Miss Dhivya, a student leader from Tamil Nadu, also addressed the crowd by video. She recalled her horror at watching the events of 2009 unfold, and related how these events led to the Tamils of Tamil Nadu rallying behind the Tamil people’s struggle for freedom. Condemning several decades of Indian Government assistance in Sri Lanka’s persecution of Eelam Tamils, culminating in 2009, Miss Dhivya called for an Indian boycott of Sri Lanka in the spheres of politics, culture and sports.
Mr S Sritharan MP, from the Tamil National Alliance in Sri Lanka, addressing the crowd via video remarked that, in addition to remembering the past, the anniversary of 18 May 2009 should inspire the Tamil diaspora to lay the foundation for a bright future for the long-suffering Tamils of Eelam. To underscore this point, he recounted the many ways in which Tamils in Eelam are being persecuted to this day, including recent land grabs in Valigamam, planned colonization of Tamil areas by Sinhala families, displaced Tamils being forced to live in forests and the on-going structural genocide by the Sri Lankan state.
The crowd also received support from Dr Vikramabahu Karunaratne, a prominent Sinhalese politician and leader of the NSSP, who declared that the NSSP stands by the Tamils who fight for justice and freedom in their homeland.
The crowd was also addressed by two leaders of diaspora organisations. Father S J Emmanuel, leader of the Global Tamils Forum, recounted the many ways in which the Sri Lankan state is attempting to “eradicate the roots of Tamil existence” – including the flooding of Tamil homelands by Sinhala military personnel, the desecration of Hindu temples and their replacement by Buddhist stupas, and the grabbing of Tamil lands. He called on Tamils to keep pricking the consciences of the UK, USA and India to stop their connivance with the Sri Lankan state. He made a special plea to the British Prime Minister to boycott the Commonwealth meeting, urging him to think beyond the narrow interests of trade and tourism and to act in a manner that entitles Britain to call itself “Great Britain”.
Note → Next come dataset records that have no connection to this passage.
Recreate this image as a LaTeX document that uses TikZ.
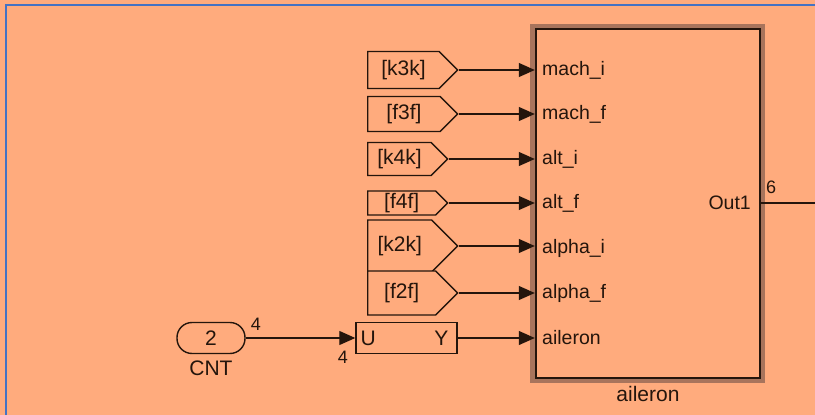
\documentclass[tikz,border=0pt]{standalone}
\usepackage{fontspec}
\setmainfont{Liberation Sans}
\usepackage{xcolor}
\usepackage{tikz}
\usetikzlibrary{arrows.meta,positioning,shapes.symbols}
\definecolor{canvas}{HTML}{FFAB7D}
\definecolor{blkshadow}{HTML}{A8745C}
\definecolor{ink}{HTML}{24150C}
\definecolor{frameblue}{HTML}{4472C4}
\tikzset{
  tag/.style={signal,signal to=east,signal pointer angle=90,draw=ink,fill=canvas,line width=1.4pt,
    inner sep=0pt,anchor=west,font=\fontsize{21}{24}\selectfont,text=ink},
  portlbl/.style={anchor=west,inner sep=0pt,font=\fontsize{19.5}{22}\selectfont,text=ink},
  numlbl/.style={inner sep=0pt,font=\fontsize{18}{21}\selectfont,text=ink},
  wire/.style={-{Triangle[length=16pt,width=14pt]},line width=1.1pt,draw=ink},
  plainwire/.style={line width=1.1pt,draw=ink}
}

\begin{document}
\begin{tikzpicture}[x=1pt,y=-1pt]
\fill[canvas] (0,0) rectangle (815,415);
\useasboundingbox (0,0) rectangle (815,415);
\draw[frameblue,line width=2.2pt] (6,415) -- (6,5) -- (815,5);
% subsystem block
\fill[blkshadow] (530,24) rectangle (765,383);
\node[draw=ink,fill=canvas,line width=2.4pt,minimum width=224pt,minimum height=349pt,inner sep=0pt] (blk) at (648,203.5) {};
\node[below=4pt of blk,font=\fontsize{21}{24}\selectfont,text=ink] (blkname) {aileron};
% from tags
\node[tag,minimum width=90pt,minimum height=37pt] (k3k) at (367,70) {[k3k]\hspace{14pt}};
\node[tag,minimum width=90pt,minimum height=35pt] (f3f) at (367,114) {[f3f]\hspace{14pt}};
\node[tag,minimum width=80pt,minimum height=33pt] (k4k) at (367,159) {[k4k]\hspace{12pt}};
\node[tag,minimum width=80pt,minimum height=24pt] (f4f) at (367,203) {[f4f]\hspace{12pt}};
\node[tag,minimum width=90pt,minimum height=52pt] (k2k) at (367,246) {[k2k]\hspace{14pt}};
\node[tag,minimum width=90pt,minimum height=44pt] (f2f) at (367,293) {[f2f]\hspace{14pt}};
% inport and U/Y block
\node[draw=ink,fill=canvas,line width=1.4pt,rounded corners=15pt,minimum width=68pt,minimum height=31pt,
  inner sep=0pt,font=\fontsize{21}{24}\selectfont,text=ink] (cnt) at (211,338) {2};
\node[below=6pt of cnt,font=\fontsize{21}{24}\selectfont,text=ink,inner sep=0pt] (cntname) {CNT};
\node[draw=ink,fill=canvas,line width=1.4pt,minimum width=101pt,minimum height=31pt,inner sep=0pt] (uy) at (406.5,338) {};
\node[anchor=west,inner sep=0pt,font=\fontsize{21}{24}\selectfont,text=ink] (ulbl) at ([xshift=5pt]uy.west) {U};
\node[anchor=east,inner sep=0pt,font=\fontsize{21}{24}\selectfont,text=ink] (ylbl) at ([xshift=-9pt]uy.east) {Y};
% port labels
\node[portlbl] (p1) at (542,70) {mach\_i};
\node[portlbl] (p2) at (542,114) {mach\_f};
\node[portlbl] (p3) at (542,159) {alt\_i};
\node[portlbl] (p4) at (542,203) {alt\_f};
\node[portlbl] (p5) at (542,248) {alpha\_i};
\node[portlbl] (p6) at (542,293) {alpha\_f};
\node[portlbl] (p7) at (542,338) {aileron};
\node[anchor=east,inner sep=0pt,font=\fontsize{19.5}{22}\selectfont,text=ink] (out1) at (751,203) {Out1};
% wires
\foreach \src in {k3k,f3f,k4k,f4f,k2k,f2f}
  \draw[wire] (\src.east) -- (\src.east -| blk.west);
\draw[wire] (uy.east) -- (uy.east -| blk.west);
\draw[wire] (cnt.east) -- (uy.west);
\coordinate (outend) at (815,203);
\draw[plainwire] (blk.east |- out1) -- (outend);
% signal widths
\node[numlbl] (w1) at (256,324) {4};
\node[numlbl] (w2) at (343,357) {4};
\node[numlbl] (w3) at (771,187) {6};
\end{tikzpicture}
\end{document}
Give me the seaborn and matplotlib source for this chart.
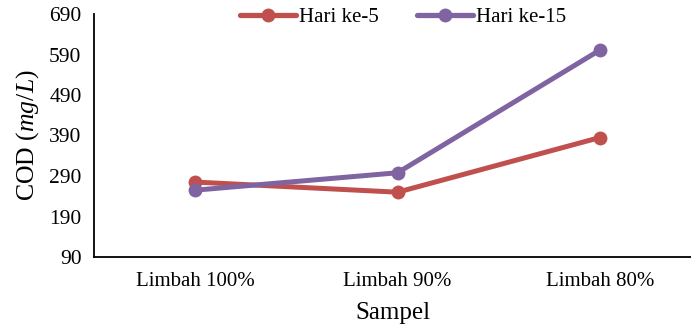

Mr Ravi, the General Secretary of the British Tamils Forum, thanked the crowd for attending and recalled the desperate attempts that the same crowd made – ultimately in vain – in 2009 to prevent the massacre, by demonstrating in Parliament Square for several weeks. He also commended the crowd’s brethren in Tamil Nadu, particularly thanking the students’ campaign for their support in the Tamil struggle. He urged the audience to continue to contribute in every way possible until Tamils win their freedom, reminding the crowd that “each Tamil has a part to play in the freedom struggle”.
The large turnout at the rally, the biggest since 2009, sends a clear message to the international community of the Tamil people’s undying yearning for freedom.
It was also announced that another event would be held in the coming weeks to commemorate the forthcoming 30th anniversary of the Black July massacre of 1983, and to draw attention to continuing acts of genocide by the Sri Lankan state –particularly the uprooting of Tamils from their traditional homelands through land grabs.